──────── Material for this task

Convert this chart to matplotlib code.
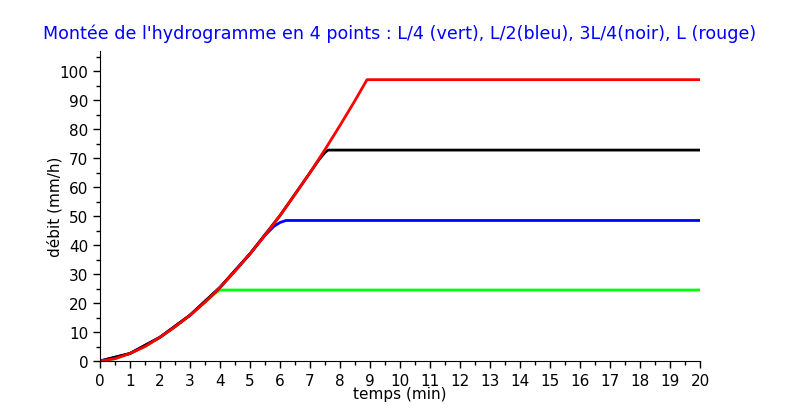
import matplotlib
matplotlib.use("Agg")
import matplotlib.pyplot as plt
from matplotlib.ticker import MultipleLocator

plt.rcParams['font.family'] = ['DejaVu Sans']

# red curve (point L)
t_L = [0, 0.5, 1, 1.5, 2, 2.5, 3, 3.5, 4, 4.5, 5, 5.5, 6, 6.5, 7, 7.5, 8, 8.5, 8.9, 20]
q_L = [0, 0.8, 2.6, 5.0, 8.2, 11.8, 15.8, 20.3, 25.4, 31.0, 37.0, 43.4, 50.2, 57.5, 65.0, 73.0, 81.3, 89.9, 97.1, 97.1]

# green (L/4)
t_L4 = [0, 0.5, 1, 1.5, 2, 2.5, 3, 3.5, 3.8, 4.0, 20]
q_L4 = [0, 0.8, 2.6, 5.0, 8.2, 11.8, 15.8, 20.3, 23.0, 24.5, 24.5]

# blue (L/2)
t_L2 = [0, 1, 2, 3, 4, 5, 5.5, 5.8, 6.0, 6.2, 20]
q_L2 = [0, 2.6, 8.2, 15.8, 25.4, 37.0, 43.4, 46.5, 47.8, 48.5, 48.5]

# black (3L/4)
t_3L4 = [0, 1, 2, 3, 4, 5, 6, 7, 7.3, 7.5, 7.6, 20]
q_3L4 = [0, 2.6, 8.2, 15.8, 25.4, 37.0, 50.2, 65.0, 69.5, 72.0, 72.8, 72.8]

fig = plt.figure(figsize=(8, 4.14), dpi=100)
ax = fig.add_axes([0.125, 0.1256, 0.75, 0.7488])

lw = 2.0
ax.plot(t_L4, q_L4, color="#00ff00", lw=lw)
ax.plot(t_L2, q_L2, color="#0000ff", lw=lw)
ax.plot(t_3L4, q_3L4, color="black", lw=lw)
ax.plot(t_L, q_L, color="#ff0000", lw=lw)

ax.set_xlim(0, 20)
ax.set_ylim(0, 107)
ax.xaxis.set_major_locator(MultipleLocator(1))
ax.xaxis.set_minor_locator(MultipleLocator(0.5))
ax.yaxis.set_minor_locator(MultipleLocator(5))
ax.set_yticks(range(0, 101, 10))

ax.spines["top"].set_visible(False)
ax.spines["right"].set_visible(False)
ax.tick_params(which="major", length=5, width=1, labelsize=11)
ax.tick_params(which="minor", length=3, width=1)

ax.set_xlabel("temps (min)", fontsize=11, labelpad=-1)
ax.set_ylabel("débit (mm/h)", fontsize=11)
ax.yaxis.set_label_coords(-0.062, 0.5)
ax.set_title("Montée de l'hydrogramme en 4 points : L/4 (vert), L/2(bleu), 3L/4(noir), L (rouge)",
             color="blue", fontsize=12.6, pad=9)

fig.savefig("out.png", dpi=100)
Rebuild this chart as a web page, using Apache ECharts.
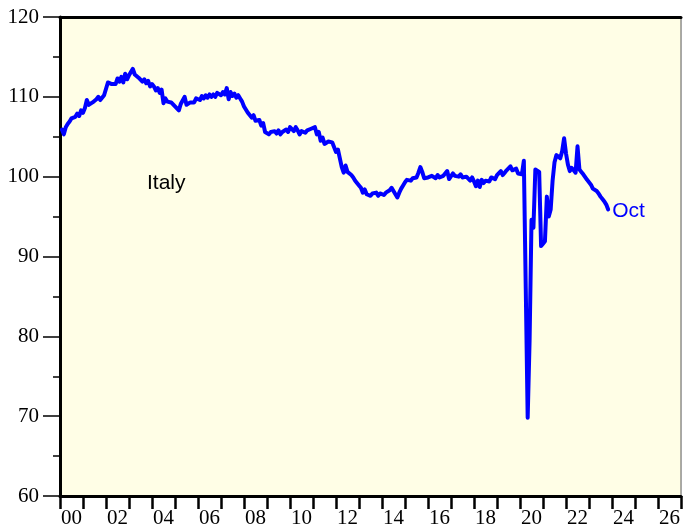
<!DOCTYPE html>
<html>
<head>
<meta charset="utf-8">
<script src="https://cdn.jsdelivr.net/npm/echarts@6/dist/echarts.min.js"></script>
<style>
  html, body { margin: 0; padding: 0; background: #fff; }
  #chart { width: 683px; height: 529px; }
</style>
</head>
<body>
<div id="chart"></div>
<script>
// first value is Jan 2000, one value per month, last is Oct 2023
const startYear = 2000
const lastLabel = 'Oct'
const italy = [
  105.9, 105.3, 106.2, 106.6, 106.9, 107.3, 107.1, 107.5, 107.9, 107.6, 108.3, 108.0, // 2000
  108.6, 109.6, 109.0, 108.8, 109.3, 109.1, 109.7, 110.0, 109.6, 109.8, 110.2, 110.4, // 2001
  111.8, 112.0, 111.6, 111.8, 111.6, 112.3, 111.9, 112.5, 111.8, 112.9, 112.2, 112.7, // 2002
  112.7, 113.5, 112.8, 112.6, 112.4, 112.5, 111.9, 112.2, 111.7, 112.0, 111.3, 111.6, // 2003
  111.3, 110.8, 111.1, 110.5, 110.9, 109.2, 109.8, 109.4, 109.6, 109.3, 109.5, 108.8, // 2004
  108.6, 108.3, 109.1, 109.3, 110.0, 109.0, 108.8, 109.3, 109.5, 109.3, 109.8, 109.9, // 2005
  109.6, 110.1, 109.8, 110.2, 109.9, 110.3, 110.0, 110.3, 110.0, 110.5, 110.6, 110.2, // 2006
  110.6, 110.3, 111.1, 109.7, 110.6, 110.1, 110.4, 109.9, 110.2, 109.8, 109.4, 108.8, // 2007
  108.6, 108.0, 107.9, 107.4, 107.7, 107.0, 106.8, 107.1, 106.4, 106.7, 105.6, 105.8, // 2008
  105.3, 105.6, 105.4, 105.7, 105.4, 105.8, 105.3, 105.6, 105.5, 105.9, 105.6, 106.2, // 2009
  106.0, 105.7, 106.2, 105.8, 105.3, 105.7, 105.6, 105.5, 105.8, 105.7, 106.0, 106.1, // 2010
  106.2, 105.3, 105.6, 104.5, 104.9, 104.1, 104.0, 104.4, 104.5, 104.3, 104.2, 103.1, // 2011
  103.4, 103.2, 101.2, 100.5, 101.4, 100.6, 100.4, 100.2, 99.9, 99.5, 99.3, 98.9,     // 2012
  98.6, 98.0, 98.4, 97.8, 98.0, 97.6, 97.9, 97.7, 98.0, 97.6, 97.9, 97.8,             // 2013
  97.7, 98.0, 98.1, 98.3, 98.6, 98.2, 97.8, 97.4, 98.0, 98.5, 98.9, 99.3,             // 2014
  99.6, 99.7, 99.5, 99.8, 99.7, 99.9, 100.5, 101.2, 100.6, 99.8, 100.0, 99.9,         // 2015
  99.8, 100.1, 100.2, 99.8, 100.2, 99.9, 99.7, 100.1, 99.9, 100.7, 99.7, 99.6,        // 2016
  100.4, 100.1, 100.3, 100.0, 100.3, 99.9, 100.1, 100.0, 99.8, 99.5, 99.9, 99.4,      // 2017
  98.8, 99.5, 98.7, 99.6, 99.2, 99.5, 99.7, 99.4, 99.9, 100.0, 99.7, 100.2,           // 2018
  100.4, 100.7, 100.2, 100.5, 100.8, 100.9, 101.3, 100.8, 100.7, 101.0, 100.4, 100.5, // 2019
  100.3, 102.0, 86.0, 69.8, 79.5, 94.6, 93.6, 100.9, 100.8, 100.6, 91.3, 91.6,        // 2020
  91.9, 97.5, 95.0, 95.9, 99.5, 101.8, 102.7, 102.9, 102.3, 103.2, 104.8, 102.9,      // 2021
  101.5, 100.7, 101.1, 100.8, 100.5, 103.8, 100.9, 100.6, 100.3, 100.2, 99.6, 99.3,   // 2022
  99.0, 98.5, 98.3, 98.2, 97.9, 97.5, 97.2, 96.9, 96.5, 95.9                          // 2023
]
// x axis: one band per year, label only on even years
const yearBands = ['00', '01', '02', '03', '04', '05', '06', '07', '08', '09', '10', '11', '12', '13',
  '14', '15', '16', '17', '18', '19', '20', '21', '22', '23', '24', '25', '26']
const yMin = 60
const yMax = 120
const yStep = 10

// monthly points sit at the end of their month
let points = italy.map((v, i) => [startYear + (i + 1) / 12, v])

let myChart = echarts.init(document.getElementById('chart'))
myChart.setOption({
  animation: false,
  grid: {
    left: 60,
    top: 17,
    right: 1,
    bottom: 32,
    show: true,
    backgroundColor: '#fffee6',
    borderColor: '#555',
    borderWidth: 1
  },
  graphic: [{
    type: 'text',
    left: 147,
    top: 173,
    style: {
      text: 'Italy',
      font: '21px "Liberation Sans", Arial, sans-serif',
      fill: '#000'
    }
  }],
  xAxis: [
    {
      // value axis used to place the monthly data
      type: 'value',
      min: startYear,
      max: startYear + yearBands.length,
      show: false
    },
    {
      // category axis for ticks between years and centred labels
      type: 'category',
      data: yearBands,
      position: 'bottom',
      boundaryGap: true,
      axisLine: { lineStyle: { color: '#000', width: 3 } },
      axisTick: {
        show: true,
        inside: false,
        interval: 0,
        length: 13,
        lineStyle: { color: '#000', width: 2.5 }
      },
      axisLabel: {
        interval: 0,
        margin: 12,
        color: '#000',
        fontSize: 21,
        fontFamily: '"Liberation Serif", "Times New Roman", serif',
        formatter: function (v, i) { return i % 2 === 0 ? v : '' }
      },
      splitLine: { show: false }
    },
    {
      // top border line
      type: 'value',
      position: 'top',
      min: 0,
      max: 1,
      axisLine: { show: true, lineStyle: { color: '#000', width: 3 } },
      axisTick: { show: false },
      axisLabel: { show: false },
      splitLine: { show: false }
    }
  ],
  yAxis: {
    type: 'value',
    min: yMin,
    max: yMax,
    interval: yStep,
    axisLine: { show: true, lineStyle: { color: '#000', width: 3 } },
    axisTick: {
      show: true,
      length: 17,
      lineStyle: { color: '#000', width: 1.5 }
    },
    minorTick: {
      show: true,
      splitNumber: 2,
      length: 7,
      lineStyle: { color: '#000', width: 1.5 }
    },
    axisLabel: {
      margin: 21,
      color: '#000',
      fontSize: 21,
      fontFamily: '"Liberation Serif", "Times New Roman", serif'
    },
    splitLine: { show: false }
  },
  series: [{
    name: 'Italy',
    type: 'line',
    xAxisIndex: 0,
    data: points,
    symbol: 'none',
    lineStyle: { color: '#0000ff', width: 4, cap: 'round', join: 'round' },
    endLabel: {
      show: true,
      formatter: lastLabel,
      color: '#0000ff',
      fontSize: 21,
      distance: 4,
      offset: [0, 2],
      fontFamily: '"Liberation Sans", Arial, sans-serif'
    }
  }]
})
</script>
</body>
</html>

────────────────

• _Stated goal_
Restate the material word for word from its first line through the line containing "ax = fig.add_axes([0.125, 0.1256, 0.75, 0.7488])", both included; the pictures do not belong in it.

• _Finished task_
Convert this chart to matplotlib code.
import matplotlib
matplotlib.use("Agg")
import matplotlib.pyplot as plt
from matplotlib.ticker import MultipleLocator

plt.rcParams['font.family'] = ['DejaVu Sans']

# red curve (point L)
t_L = [0, 0.5, 1, 1.5, 2, 2.5, 3, 3.5, 4, 4.5, 5, 5.5, 6, 6.5, 7, 7.5, 8, 8.5, 8.9, 20]
q_L = [0, 0.8, 2.6, 5.0, 8.2, 11.8, 15.8, 20.3, 25.4, 31.0, 37.0, 43.4, 50.2, 57.5, 65.0, 73.0, 81.3, 89.9, 97.1, 97.1]

# green (L/4)
t_L4 = [0, 0.5, 1, 1.5, 2, 2.5, 3, 3.5, 3.8, 4.0, 20]
q_L4 = [0, 0.8, 2.6, 5.0, 8.2, 11.8, 15.8, 20.3, 23.0, 24.5, 24.5]

# blue (L/2)
t_L2 = [0, 1, 2, 3, 4, 5, 5.5, 5.8, 6.0, 6.2, 20]
q_L2 = [0, 2.6, 8.2, 15.8, 25.4, 37.0, 43.4, 46.5, 47.8, 48.5, 48.5]

# black (3L/4)
t_3L4 = [0, 1, 2, 3, 4, 5, 6, 7, 7.3, 7.5, 7.6, 20]
q_3L4 = [0, 2.6, 8.2, 15.8, 25.4, 37.0, 50.2, 65.0, 69.5, 72.0, 72.8, 72.8]

fig = plt.figure(figsize=(8, 4.14), dpi=100)
ax = fig.add_axes([0.125, 0.1256, 0.75, 0.7488])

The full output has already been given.